After 20 or more years of marriage, some couples realize they remain unfulfilled and thus embark on the process of getting divorced. In these situations, which often occur among those who are 50 years and older, funding requirements may become more challenging. A few tips may help with preparing for the financial aspect of a later-in-life divorce, or gray divorce, in New Jersey.

First, any money that is in a retirement plan or account will have to be divided as part of the divorce proceeding. These include a 401(k) plan, a 403(b) plan or an individual retirement account, or IRA. A qualified domestic relations order, also known as a QDRO, is necessary to facilitate the splitting of retirement funds in non-IRA retirement plans.

QDROs are not necessary for transferring IRAs. However, IRA contributors would benefit from not transferring money out of their accounts until their divorces have been finalized. If they transfer money out too early, the IRS will consider this to be a taxable distribution.

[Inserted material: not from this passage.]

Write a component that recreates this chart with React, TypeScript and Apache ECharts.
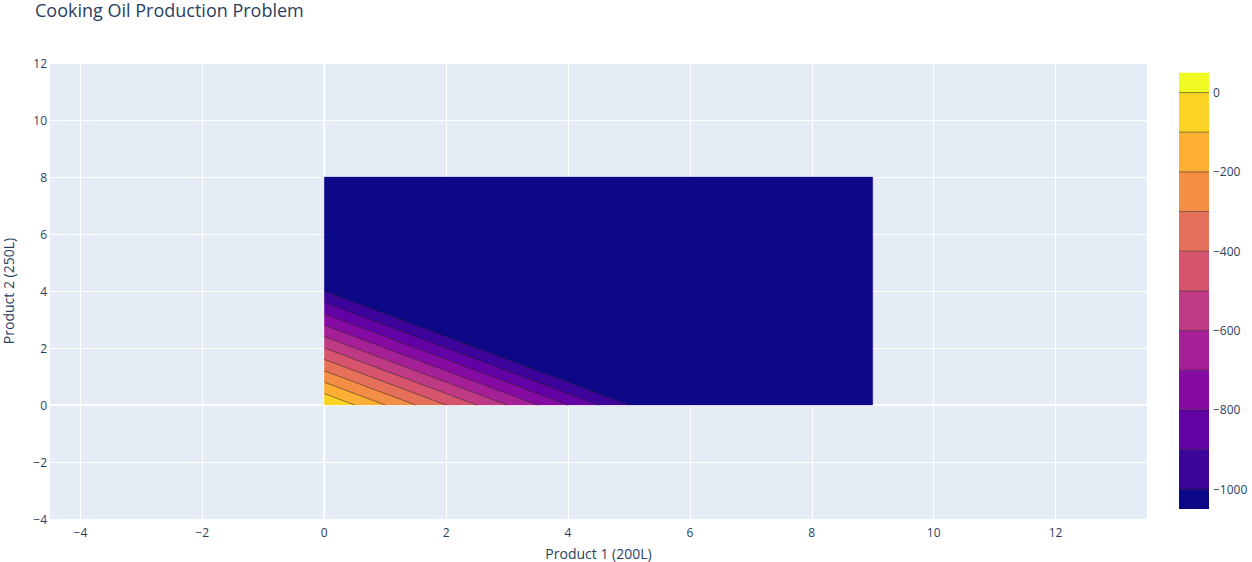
import React, { useEffect, useRef } from 'react';
import * as echarts from 'echarts';

const titleText = 'Cooking Oil Production Problem';
const xName = 'Product 1 (200L)';
const yName = 'Product 2 (250L)';
// feasible box and objective z = -(200 x1 + 250 x2)
const xDomain = [0, 9];
const yDomain = [0, 8];
const objCoef = [200, 250];
// contour levels
const levels = [-1000, -900, -800, -700, -600, -500, -400, -300, -200, -100, 0];
const colorbarRange = [-1050, 50];
const xRange = [-4.5, 13.5];
const yRange = [-4, 12];
const xTicks = [-4, -2, 0, 2, 4, 6, 8, 10, 12];
const cbTicks = [0, -200, -400, -600, -800, -1000];
// band colours, bottom (lowest) to top
const bandColors = [
  '#0d0887', '#3c049b', '#6202a5', '#850ba3', '#a52097', '#bf3a84',
  '#d6546d', '#e7705a', '#f58e45', '#fcaf33', '#fbd325', '#f0f921',
];

const TXT = '#2a3f5f';
const FONT = '"Open Sans", verdana, arial, sans-serif';
const minus = (v: number) => String(v).replace('-', '\u2212');

type Pt = [number, number];
const zOf = (p: Pt) => -(objCoef[0] * p[0] + objCoef[1] * p[1]);

function clip(poly: Pt[], g: (p: Pt) => number): Pt[] {
  const out: Pt[] = [];
  const n = poly.length;
  for (let i = 0; i < n; i++) {
    const a = poly[i];
    const b = poly[(i + 1) % n];
    const ga = g(a);
    const gb = g(b);
    if (ga >= 0) out.push(a);
    if ((ga >= 0) !== (gb >= 0)) {
      const t = ga / (ga - gb);
      out.push([a[0] + t * (b[0] - a[0]), a[1] + t * (b[1] - a[1])]);
    }
  }
  return out;
}

const rectPoly: Pt[] = [
  [xDomain[0], yDomain[0]],
  [xDomain[1], yDomain[0]],
  [xDomain[1], yDomain[1]],
  [xDomain[0], yDomain[1]],
];

const bands = bandColors.map((c, i) => ({
  lo: i === 0 ? -Infinity : levels[i - 1],
  hi: i === bandColors.length - 1 ? Infinity : levels[i],
  color: c,
}));

export default function App() {
  const ref = useRef<HTMLDivElement>(null);
  useEffect(() => {
    if (!ref.current) return;
    const chart = echarts.init(ref.current, undefined, { renderer: 'svg' });
    const option: any = {
      animation: false,
      backgroundColor: '#ffffff',
      title: {
        text: titleText,
        left: 35,
        top: 1,
        padding: 0,
        textStyle: { fontSize: 18, fontWeight: 'normal', color: TXT, fontFamily: FONT },
      },
      grid: [
        { left: 50, right: 105, top: 63, bottom: 43, show: true, backgroundColor: '#E5ECF6', borderWidth: 0, containLabel: false, outerBoundsMode: 'none' },
        { left: 1179, width: 30, top: 72.7, height: 436.3, show: false, containLabel: false, outerBoundsMode: 'none' },
      ],
      xAxis: [
        {
          gridIndex: 0,
          type: 'value',
          min: xRange[0],
          max: xRange[1],
          name: xName,
          nameLocation: 'middle',
          nameGap: 27,
          nameTextStyle: { fontSize: 14, color: TXT, fontFamily: FONT },
          axisLine: { show: false },
          axisTick: { show: false, customValues: xTicks },
          axisLabel: { customValues: xTicks, formatter: minus, color: TXT, fontSize: 12, fontFamily: FONT, margin: 7 },
          splitLine: { show: true, lineStyle: { color: '#ffffff', width: 1 } },
        },
        { gridIndex: 1, type: 'value', min: 0, max: 1, show: false },
      ],
      yAxis: [
        {
          gridIndex: 0,
          type: 'value',
          min: yRange[0],
          max: yRange[1],
          interval: 2,
          name: yName,
          nameLocation: 'middle',
          nameGap: 35,
          nameTextStyle: { fontSize: 14, color: TXT, fontFamily: FONT },
          axisLine: { show: false },
          axisTick: { show: false },
          axisLabel: { formatter: minus, color: TXT, fontSize: 12, fontFamily: FONT, margin: 3 },
          splitLine: { show: true, lineStyle: { color: '#ffffff', width: 1 } },
        },
        {
          gridIndex: 1,
          type: 'value',
          min: colorbarRange[0],
          max: colorbarRange[1],
          position: 'right',
          axisLine: { show: false },
          axisTick: { show: false, customValues: cbTicks },
          axisLabel: { customValues: cbTicks, formatter: minus, color: TXT, fontSize: 12, fontFamily: FONT, margin: 4 },
          splitLine: { show: false },
        },
      ],
      series: [
        {
          type: 'custom',
          name: 'zerolines',
          xAxisIndex: 0,
          yAxisIndex: 0,
          z: 1,
          silent: true,
          data: [[0, 0]],
          renderItem: (params: any, api: any) => {
            const cs = params.coordSys;
            const o = api.coord([0, 0]);
            return {
              type: 'group',
              children: [
                { type: 'line', shape: { x1: o[0], y1: cs.y, x2: o[0], y2: cs.y + cs.height }, style: { stroke: '#ffffff', lineWidth: 2 } },
                { type: 'line', shape: { x1: cs.x, y1: o[1], x2: cs.x + cs.width, y2: o[1] }, style: { stroke: '#ffffff', lineWidth: 2 } },
              ],
            };
          },
        },
        {
          type: 'custom',
          name: 'contour',
          xAxisIndex: 0,
          yAxisIndex: 0,
          z: 2,
          clip: true,
          silent: true,
          data: bands.map((_, i) => [i]),
          renderItem: (params: any, api: any) => {
            const b = bands[api.value(0)];
            let poly = rectPoly.slice();
            if (isFinite(b.lo)) poly = clip(poly, (p) => zOf(p) - b.lo);
            if (isFinite(b.hi)) poly = clip(poly, (p) => b.hi - zOf(p));
            if (poly.length < 3) return null;
            const pts = poly.map((p) => api.coord(p));
            return { type: 'polygon', shape: { points: pts }, style: { fill: b.color, stroke: b.color, lineWidth: 0.3 } };
          },
        },
        {
          type: 'custom',
          name: 'contourlines',
          xAxisIndex: 0,
          yAxisIndex: 0,
          z: 3,
          clip: true,
          silent: true,
          data: levels.map((_, i) => [i]),
          renderItem: (params: any, api: any) => {
            const L = levels[api.value(0)];
            const pts: Pt[] = [];
            const n = rectPoly.length;
            for (let i = 0; i < n; i++) {
              const a = rectPoly[i];
              const c = rectPoly[(i + 1) % n];
              const ga = zOf(a) - L;
              const gc = zOf(c) - L;
              if (ga === 0) pts.push(a);
              else if (ga * gc < 0) {
                const t = ga / (ga - gc);
                pts.push([a[0] + t * (c[0] - a[0]), a[1] + t * (c[1] - a[1])]);
              }
            }
            if (pts.length < 2) return null;
            const p1 = api.coord(pts[0]);
            const p2 = api.coord(pts[1]);
            if (Math.abs(p1[0] - p2[0]) < 0.5 && Math.abs(p1[1] - p2[1]) < 0.5) return null;
            return { type: 'line', shape: { x1: p1[0], y1: p1[1], x2: p2[0], y2: p2[1] }, style: { stroke: 'rgba(0,0,0,0.55)', lineWidth: 0.8 } };
          },
        },
        {
          type: 'custom',
          name: 'colorbar',
          xAxisIndex: 1,
          yAxisIndex: 1,
          silent: true,
          data: bands.map((_, i) => [i]),
          renderItem: (params: any, api: any) => {
            const b = bands[api.value(0)];
            const lo = Math.max(b.lo, colorbarRange[0]);
            const hi = Math.min(b.hi, colorbarRange[1]);
            const p1 = api.coord([0, hi]);
            const p2 = api.coord([1, lo]);
            return { type: 'rect', shape: { x: p1[0], y: p1[1], width: p2[0] - p1[0], height: p2[1] - p1[1] }, style: { fill: b.color } };
          },
        },
        {
          type: 'custom',
          name: 'colorbarlines',
          xAxisIndex: 1,
          yAxisIndex: 1,
          z: 3,
          silent: true,
          data: levels.map((_, i) => [i]),
          renderItem: (params: any, api: any) => {
            const L = levels[api.value(0)];
            const p1 = api.coord([0, L]);
            const p2 = api.coord([1, L]);
            return { type: 'line', shape: { x1: p1[0], y1: p1[1], x2: p2[0], y2: p2[1] }, style: { stroke: 'rgba(0,0,0,0.45)', lineWidth: 1 } };
          },
        },
      ],
    };
    chart.setOption(option);
    return () => chart.dispose();
  }, []);
  return <div ref={ref} style={{ position: 'fixed', left: 0, top: 0, width: 1252, height: 562 }} />;
}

When dealing with QDROs in particular, having a qualified attorney's help in New Jersey is paramount, as a mistake can cause a QDRO to be effective -- an issue that is very time consuming and expensive to address. An attorney can also offer guidance on other retirement accounts and assets to ensure that a spouse gets his or her fair share of these assets. The attorney's ultimate goal is to achieve a personally favorable settlement for the spouse and to ensure that his or her rights are upheld during all stages of the divorce proceeding.